What is required: Starting with the first line below, extract each line through the one that contains "3.43, 0.33, 1.29, 0.52, 2.11, 1.18]", inclusive, excluding pictures.

Collected data:
>>>

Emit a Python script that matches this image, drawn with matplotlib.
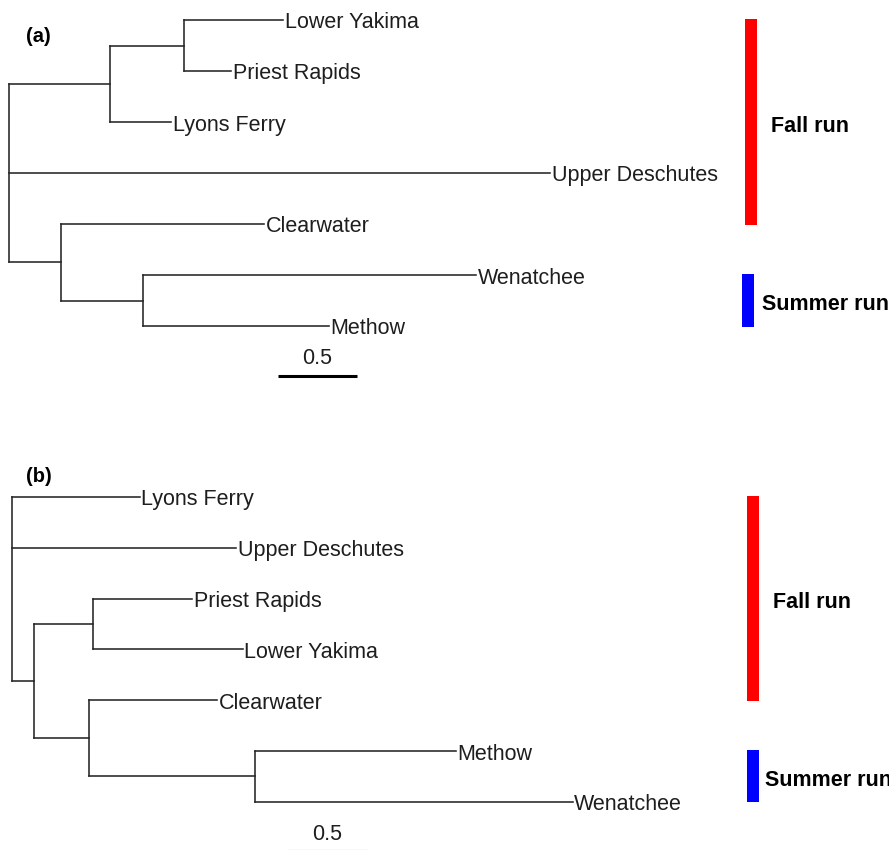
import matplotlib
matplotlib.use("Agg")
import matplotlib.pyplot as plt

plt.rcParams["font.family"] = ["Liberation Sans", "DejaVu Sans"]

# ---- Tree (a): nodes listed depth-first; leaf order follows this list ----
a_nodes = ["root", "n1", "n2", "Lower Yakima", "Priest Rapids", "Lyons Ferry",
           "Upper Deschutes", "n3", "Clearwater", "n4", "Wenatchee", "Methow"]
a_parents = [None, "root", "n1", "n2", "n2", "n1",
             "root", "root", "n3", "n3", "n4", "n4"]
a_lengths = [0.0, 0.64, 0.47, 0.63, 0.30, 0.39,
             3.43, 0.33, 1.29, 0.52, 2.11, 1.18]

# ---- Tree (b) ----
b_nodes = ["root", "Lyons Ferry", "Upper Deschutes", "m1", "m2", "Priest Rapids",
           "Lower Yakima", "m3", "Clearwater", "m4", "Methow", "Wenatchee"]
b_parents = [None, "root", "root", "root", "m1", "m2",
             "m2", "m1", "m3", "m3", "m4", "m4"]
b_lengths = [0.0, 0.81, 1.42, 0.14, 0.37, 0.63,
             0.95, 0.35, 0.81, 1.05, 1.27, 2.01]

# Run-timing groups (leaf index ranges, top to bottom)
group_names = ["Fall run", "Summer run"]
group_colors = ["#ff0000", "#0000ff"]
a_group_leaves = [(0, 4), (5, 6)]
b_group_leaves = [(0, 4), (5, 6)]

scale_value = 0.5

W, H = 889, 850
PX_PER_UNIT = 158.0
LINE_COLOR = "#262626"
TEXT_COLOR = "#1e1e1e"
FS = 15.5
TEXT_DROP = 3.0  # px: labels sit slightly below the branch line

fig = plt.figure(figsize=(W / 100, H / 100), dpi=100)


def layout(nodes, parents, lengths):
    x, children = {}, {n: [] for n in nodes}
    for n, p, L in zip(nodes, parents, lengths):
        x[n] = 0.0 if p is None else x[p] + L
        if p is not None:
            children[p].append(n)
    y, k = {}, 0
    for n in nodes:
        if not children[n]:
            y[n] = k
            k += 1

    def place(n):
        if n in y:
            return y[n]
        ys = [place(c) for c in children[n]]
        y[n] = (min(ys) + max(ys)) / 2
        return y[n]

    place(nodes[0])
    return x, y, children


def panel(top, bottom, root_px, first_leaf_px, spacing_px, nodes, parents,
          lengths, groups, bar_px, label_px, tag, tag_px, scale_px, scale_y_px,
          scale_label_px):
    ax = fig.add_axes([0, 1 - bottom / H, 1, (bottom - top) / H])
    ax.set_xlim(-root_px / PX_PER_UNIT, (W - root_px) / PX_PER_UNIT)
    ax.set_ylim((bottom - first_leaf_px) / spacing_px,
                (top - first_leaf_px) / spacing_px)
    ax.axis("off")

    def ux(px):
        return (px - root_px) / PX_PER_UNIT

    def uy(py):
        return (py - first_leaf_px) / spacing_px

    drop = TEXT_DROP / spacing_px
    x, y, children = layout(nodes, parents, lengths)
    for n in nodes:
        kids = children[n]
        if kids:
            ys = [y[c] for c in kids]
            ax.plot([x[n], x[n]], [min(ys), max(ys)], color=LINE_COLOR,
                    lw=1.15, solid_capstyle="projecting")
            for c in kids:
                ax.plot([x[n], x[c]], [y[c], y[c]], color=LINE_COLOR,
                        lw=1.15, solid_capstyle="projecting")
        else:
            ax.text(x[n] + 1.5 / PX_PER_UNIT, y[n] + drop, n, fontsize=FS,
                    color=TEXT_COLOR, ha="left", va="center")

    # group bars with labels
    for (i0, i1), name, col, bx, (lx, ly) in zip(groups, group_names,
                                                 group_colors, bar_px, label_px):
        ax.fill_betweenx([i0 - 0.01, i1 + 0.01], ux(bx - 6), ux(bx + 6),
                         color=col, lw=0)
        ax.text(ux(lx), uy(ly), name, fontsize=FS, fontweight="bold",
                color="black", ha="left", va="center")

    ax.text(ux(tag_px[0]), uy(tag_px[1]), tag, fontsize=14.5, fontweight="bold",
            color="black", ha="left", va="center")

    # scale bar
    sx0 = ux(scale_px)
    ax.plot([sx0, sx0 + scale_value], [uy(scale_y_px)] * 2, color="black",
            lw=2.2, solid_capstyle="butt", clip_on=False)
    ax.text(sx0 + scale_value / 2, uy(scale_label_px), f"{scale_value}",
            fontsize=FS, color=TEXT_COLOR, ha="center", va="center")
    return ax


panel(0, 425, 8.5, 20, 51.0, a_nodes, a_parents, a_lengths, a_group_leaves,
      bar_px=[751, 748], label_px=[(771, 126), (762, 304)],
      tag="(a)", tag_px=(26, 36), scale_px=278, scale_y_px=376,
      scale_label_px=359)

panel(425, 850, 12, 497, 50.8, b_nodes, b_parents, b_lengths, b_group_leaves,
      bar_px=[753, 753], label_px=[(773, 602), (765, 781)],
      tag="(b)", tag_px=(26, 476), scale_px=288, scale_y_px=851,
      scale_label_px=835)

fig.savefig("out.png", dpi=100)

<<<

Answer for the task:
Emit a Python script that matches this image, drawn with matplotlib.
import matplotlib
matplotlib.use("Agg")
import matplotlib.pyplot as plt

plt.rcParams["font.family"] = ["Liberation Sans", "DejaVu Sans"]

# ---- Tree (a): nodes listed depth-first; leaf order follows this list ----
a_nodes = ["root", "n1", "n2", "Lower Yakima", "Priest Rapids", "Lyons Ferry",
           "Upper Deschutes", "n3", "Clearwater", "n4", "Wenatchee", "Methow"]
a_parents = [None, "root", "n1", "n2", "n2", "n1",
             "root", "root", "n3", "n3", "n4", "n4"]
a_lengths = [0.0, 0.64, 0.47, 0.63, 0.30, 0.39,
             3.43, 0.33, 1.29, 0.52, 2.11, 1.18]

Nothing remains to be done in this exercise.